Zusätzlich können Konzept-Drifts durch Ereignisse verursacht werden, die die Bedeutung der aufgezeichneten Daten ändern, zum Beispiel:
- Inflation: 1 Euro im Jahr 1990 hatte einen höheren Wert als 1 Euro heute. ⇒ Daten Inflationsbereinigen oder die Inflationsrate als zusätzliches Input Feature aufnehmen.
- Ein in Wasser getauchter Temperatursensor sammelt Kalkablagerungen, und nach einer Weile ist die Temperaturmessung nicht mehr genau. Zum Beispiel misst ein sauberer Sensor bei einer tatsächlichen Temperatur von 90 Grad die exakten 90 Grad, aber nachdem er einige Schichten Kalk angesammelt hat, misst er unter denselben Bedingungen nur noch 89 Grad. Während unser Output von der wahren Temperatur beeinflusst wird, haben wir nur Zugriff auf die Sensormessung für die Temperatur, die auch durch den Zustand des Sensors selbst bestimmt wird. ⇒ Versuche, die Kalkablagerung zu schätzen, zum Beispiel basierend auf der Anzahl der Tage seit der letzten Reinigung des Sensors (was auch bedeutet, dass solche Wartungsereignisse irgendwo erfasst werden müssen!).

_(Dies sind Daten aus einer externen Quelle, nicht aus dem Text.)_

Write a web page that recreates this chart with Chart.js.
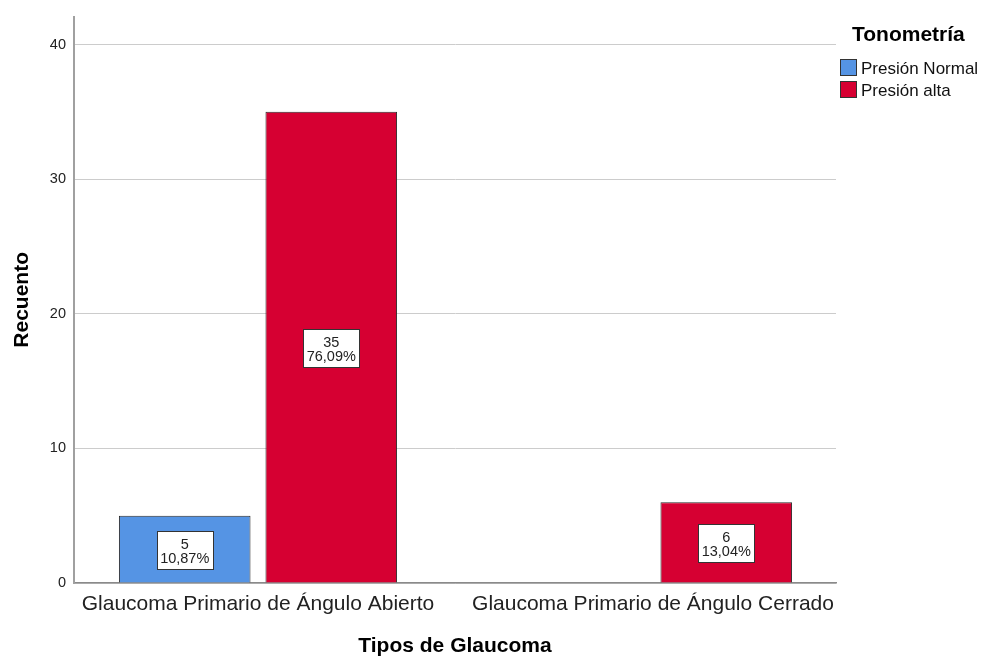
<!DOCTYPE html>
<html>
<head>
<meta charset="utf-8">
<script src="https://cdn.jsdelivr.net/npm/chart.js@4.4.1/dist/chart.umd.min.js"></script>
<style>
html,body{margin:0;padding:0;background:#fff;}
#wrap{width:982px;height:657px;position:relative;}
</style>
</head>
<body>
<div id="wrap"><canvas id="c" width="982" height="657"></canvas></div>
<script>
const categories = ["Glaucoma Primario de Ángulo Abierto", "Glaucoma Primario de Ángulo Cerrado"];
const seriesNames = ["Presión Normal", "Presión alta"];
const presionNormal = [5, 0];
const presionAlta = [35, 6];
const pctNormal = ["10,87%", ""];
const pctAlta = ["76,09%", "13,04%"];
const yTicks = [0, 10, 20, 30, 40];

const FONT = '"Liberation Sans", Arial, sans-serif';
const colors = ['#5594e4', '#d60032'];

const labelPlugin = {
  id: 'extras',
  afterDatasetsDraw(chart) {
    const ctx = chart.ctx;
    const pcts = [pctNormal, pctAlta];
    chart.data.datasets.forEach((ds, di) => {
      const meta = chart.getDatasetMeta(di);
      meta.data.forEach((el, i) => {
        const v = ds.data[i].y;
        if (!v) return;
        const cx = el.x;
        const cy = (el.y + el.base) / 2 + 1;
        ctx.save();
        ctx.font = '14.5px ' + FONT;
        const l1 = String(v), l2 = pcts[di][i];
        const w = Math.max(ctx.measureText(l1).width, ctx.measureText(l2).width) + 7;
        const h = 38;
        const x0 = Math.round(cx - w / 2) + 0.5, y0 = Math.round(cy - h / 2) + 0.5;
        ctx.fillStyle = '#fff';
        ctx.fillRect(x0, y0, Math.round(w), h);
        ctx.strokeStyle = '#333';
        ctx.lineWidth = 1;
        ctx.strokeRect(x0, y0, Math.round(w), h);
        ctx.fillStyle = '#222';
        ctx.textAlign = 'center';
        ctx.textBaseline = 'alphabetic';
        ctx.fillText(l1, cx, cy - 1);
        ctx.fillText(l2, cx, cy + 13);
        ctx.restore();
      });
    });
  },
  afterDraw(chart) {
    const ctx = chart.ctx;
    const area = chart.chartArea;
    ctx.save();
    ctx.fillStyle = '#000';
    ctx.font = 'bold 21px ' + FONT;
    ctx.textAlign = 'center';
    ctx.textBaseline = 'alphabetic';
    ctx.fillText('Tipos de Glaucoma', (area.left + area.right) / 2, 652);
    ctx.save();
    ctx.translate(28, (area.top + area.bottom) / 2);
    ctx.rotate(-Math.PI / 2);
    ctx.fillText('Recuento', 0, 0);
    ctx.restore();
    ctx.textAlign = 'left';
    ctx.fillText('Tonometría', 852, 41);
    ctx.font = '17px ' + FONT;
    seriesNames.forEach((n, i) => {
      const y = 59 + i * 22;
      ctx.fillStyle = colors[i];
      ctx.fillRect(840.5, y + 0.5, 16, 16);
      ctx.strokeStyle = '#333';
      ctx.lineWidth = 1;
      ctx.strokeRect(840.5, y + 0.5, 16, 16);
      ctx.fillStyle = '#111';
      ctx.fillText(n, 861, y + 15);
    });
    ctx.restore();
  }
};

const datasets = [presionNormal, presionAlta].map((vals, di) => ({
  label: seriesNames[di],
  data: vals.map((v, i) => ({ x: i, y: v })),
  backgroundColor: colors[di],
  borderColor: '#2a2a2a',
  borderWidth: 1,
  categoryPercentage: 0.742,
  barPercentage: 0.898
}));

new Chart(document.getElementById('c'), {
  type: 'bar',
  data: { datasets },
  plugins: [labelPlugin],
  options: {
    responsive: false,
    animation: false,
    layout: { padding: { top: 15, right: 146, left: 0, bottom: 0 } },
    plugins: { legend: { display: false }, tooltip: { enabled: false } },
    scales: {
      x: {
        type: 'linear',
        min: -0.4658,
        max: 1.4633,
        offset: false,
        bounds: 'data',
        grid: { display: false, drawTicks: false, offset: false },
        border: { display: true, color: '#8a8a8a', width: 1.5 },
        afterBuildTicks(scale) { scale.ticks = categories.map((c, i) => ({ value: i })); },
        afterFit(scale) { scale.height = 74; },
        ticks: {
          autoSkip: false,
          maxRotation: 0,
          padding: 9,
          color: '#222',
          font: { family: FONT, size: 21 },
          callback: (v) => categories[v] ?? ''
        }
      },
      y: {
        min: 0,
        max: 42.07,
        bounds: 'data',
        afterBuildTicks(scale) { scale.ticks = yTicks.map(v => ({ value: v })); },
        afterFit(scale) { scale.width = 74; },
        grid: { color: '#cccccc', lineWidth: 1, drawTicks: false },
        border: { display: true, color: '#a0a0a0', width: 2 },
        ticks: {
          padding: 8,
          color: '#222',
          font: { family: FONT, size: 14.5 }
        }
      }
    }
  }
});
</script>
</body>
</html>
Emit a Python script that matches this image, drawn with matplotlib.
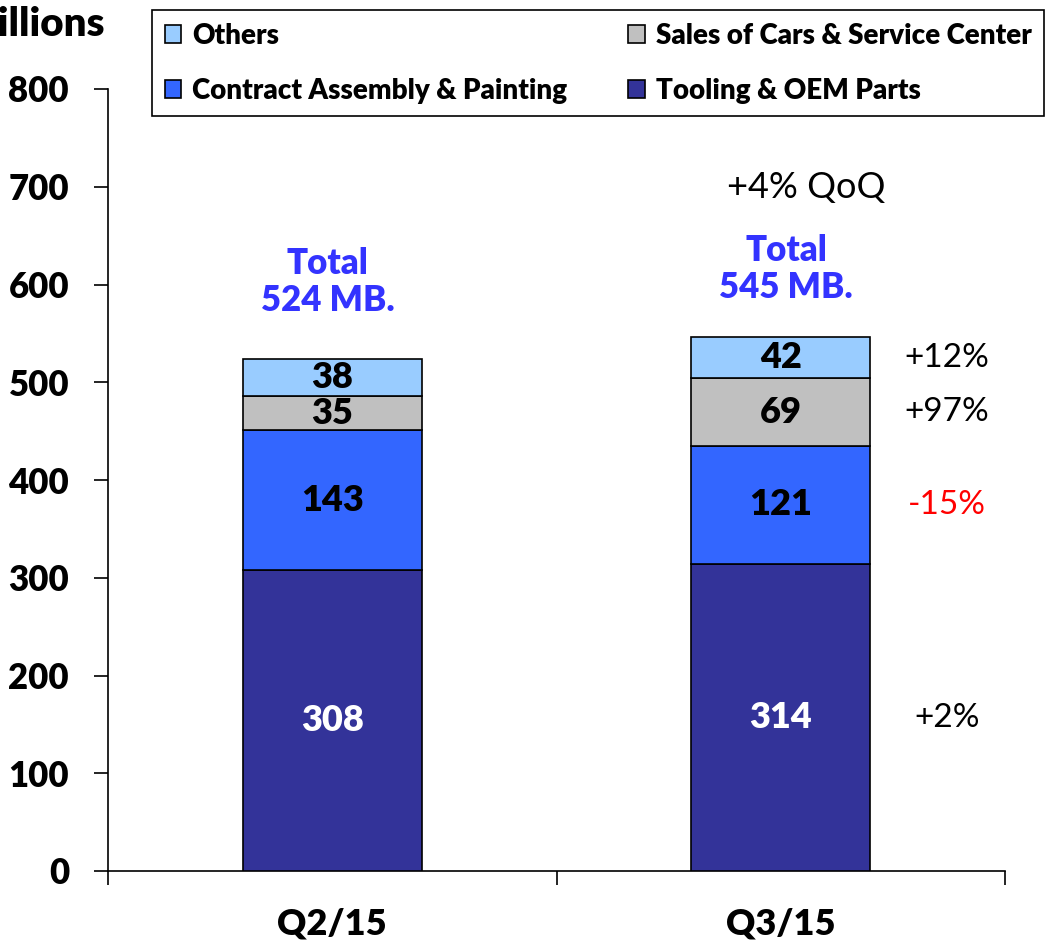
import numpy as np
import matplotlib
matplotlib.use('Agg')
import matplotlib.pyplot as plt

plt.rcParams['font.family'] = ['Lato', 'DejaVu Sans']

quarters = ['Q2/15', 'Q3/15']
segments = ['Tooling & OEM Parts', 'Contract Assembly & Painting',
            'Sales of Cars & Service Center', 'Others']
tooling = [308, 314]
contract = [143, 121]
sales = [35, 69]
others = [38, 42]
totals = [524, 545]
changes = ['+2%', '-15%', '+97%', '+12%']
change_colors = ['black', 'red', 'black', 'black']
value_colors = ['white', 'black', 'black', 'black']
colors = ['#333399', '#3366FF', '#C0C0C0', '#99CCFF']

fig = plt.figure(figsize=(10.47, 9.41), dpi=100)
ax = fig.add_axes([108 / 1047, 70 / 941, 897 / 1047, 782 / 941])

x = np.arange(len(quarters))
bottom = np.zeros(len(quarters))
bars = {}
for name, vals, col, vcol in zip(segments, [tooling, contract, sales, others], colors, value_colors):
    vals = np.array(vals, dtype=float)
    bars[name] = ax.bar(x, vals, 0.4, bottom=bottom, color=col, edgecolor='black', linewidth=1.2, zorder=3)
    for xi, b, v in zip(x, bottom, vals):
        ax.text(xi, b + v / 2, f'{int(v)}', ha='center', va='center', fontsize=26,
                fontweight='heavy', color=vcol, zorder=4)
    bottom = bottom + vals

# QoQ changes next to Q3 bar
mids = np.cumsum([0] + [s[1] for s in [tooling, contract, sales]])
q3_vals = [tooling[1], contract[1], sales[1], others[1]]
for m, v, txt, c in zip(mids, q3_vals, changes, change_colors):
    ax.text(1.37, m + v / 2, txt, ha='center', va='center', fontsize=24, color=c)

ax.text(1.056, 699, '+4% QoQ', ha='center', va='center', fontsize=26, color='black')
ax.text(-0.01, 603, f'Total\n{totals[0]} MB.', ha='center', va='center', fontsize=25,
        fontweight='heavy', color='#3333FF', linespacing=1.15)
ax.text(1.012, 616, f'Total\n{totals[1]} MB.', ha='center', va='center', fontsize=25,
        fontweight='heavy', color='#3333FF', linespacing=1.15)

ax.set_xlim(-0.5, 1.5)
ax.set_ylim(0, 800)
ax.set_yticks(np.arange(0, 801, 100))
ax.set_xticks(x)
ax.set_xticklabels(quarters, fontsize=26, fontweight='heavy')
ax.set_xticks([-0.5, 0.5, 1.5], minor=True)
ax.tick_params(axis='x', which='major', length=0, pad=26)
ax.tick_params(axis='x', which='minor', length=10, width=1.2, direction='out')
ax.tick_params(axis='y', length=10, width=1.2, direction='out', pad=18, labelsize=25)
for lab in ax.get_yticklabels():
    lab.set_fontweight('heavy')
ax.spines['top'].set_visible(False)
ax.spines['right'].set_visible(False)
ax.spines['left'].set_linewidth(1.2)
ax.spines['bottom'].set_linewidth(1.2)

fig.text(105 / 1047, 1 - 24 / 941, 'Millions', ha='right', va='center', fontsize=29, fontweight='heavy')

handles = [bars['Others'], bars['Contract Assembly & Painting'],
           bars['Sales of Cars & Service Center'], bars['Tooling & OEM Parts']]
labels = ['Others', 'Contract Assembly & Painting', 'Sales of Cars & Service Center', 'Tooling & OEM Parts']
leg = fig.legend(handles, labels, ncol=2, loc='upper left', mode='expand',
                 bbox_to_anchor=(152 / 1047, 1 - 121 / 941, 892 / 1047, 111 / 941),
                 bbox_transform=fig.transFigure, prop={'size': 20, 'weight': 'heavy'},
                 fancybox=False, edgecolor='black', framealpha=1, handlelength=0.6,
                 handleheight=0.6, handletextpad=0.4, labelspacing=1.05, borderpad=0.45,
                 borderaxespad=0)
leg.get_frame().set_linewidth(1.2)

fig.savefig('out.png', dpi=100)
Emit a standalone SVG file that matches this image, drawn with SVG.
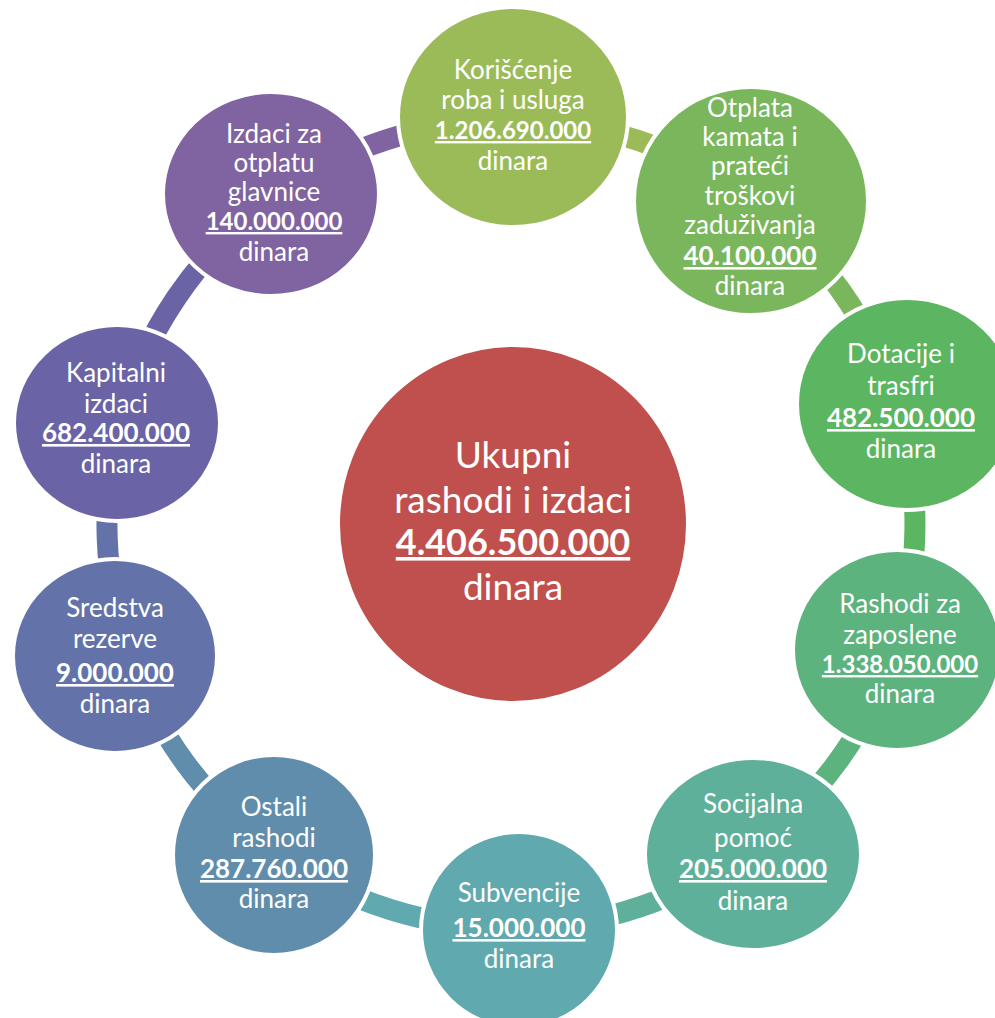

⇒ Vor dem Training eines Modells sollten die Daten untersucht werden, um Fälle zu identifizieren, bei denen identische Inputs unterschiedliche Outputs ergeben. Wenn möglich, sollten zusätzliche Input Features aufgenommen werden, um diese Variationen zu berücksichtigen. Eine schlechte Performance des Modells auf dem Testdatensatz deutet häufig darauf hin, dass relevante Inputs fehlen, was die Anfälligkeit für zukünftige Konzept-Drifts erhöht. Selbst wenn die richtigen Variablen verwendet werden, um einen Konzept-Drift zu erfassen, kann häufiges Nachtrainieren der Modelle dennoch notwendig sein. Zum Beispiel können unterschiedliche Zustände des Konzepts ungleichmäßig in den Trainingsdaten vorhanden sein, was zu Daten-Drifts führen kann (z.B. mehr Daten, die im Winter gesammelt wurden als in den frühen Sommermonaten). Wenn es nicht möglich ist, Variablen einzubeziehen, die den Konzept-Drift abbilden, könnte es notwendig sein, Datenpunkte aus dem ursprünglichen Trainingsdatensatz zu entfernen, die nicht der neuen Input/Output-Beziehung entsprechen, bevor das Modell erneut trainiert wird.
Der beste Weg, Daten und Konzept-Drifts entgegenzuwirken, besteht darin, das Modell häufig mit neuen Daten zu trainieren. Dies kann entweder nach einem fixen Zeitplan erfolgen (z.B. jedes Wochenende, je nachdem, wie schnell sich die Daten ändern) oder wenn das Monitoringsystem Alarm schlägt, weil es Drifts in den Inputs oder eine verschlechterte Modellperformance festgestellt hat.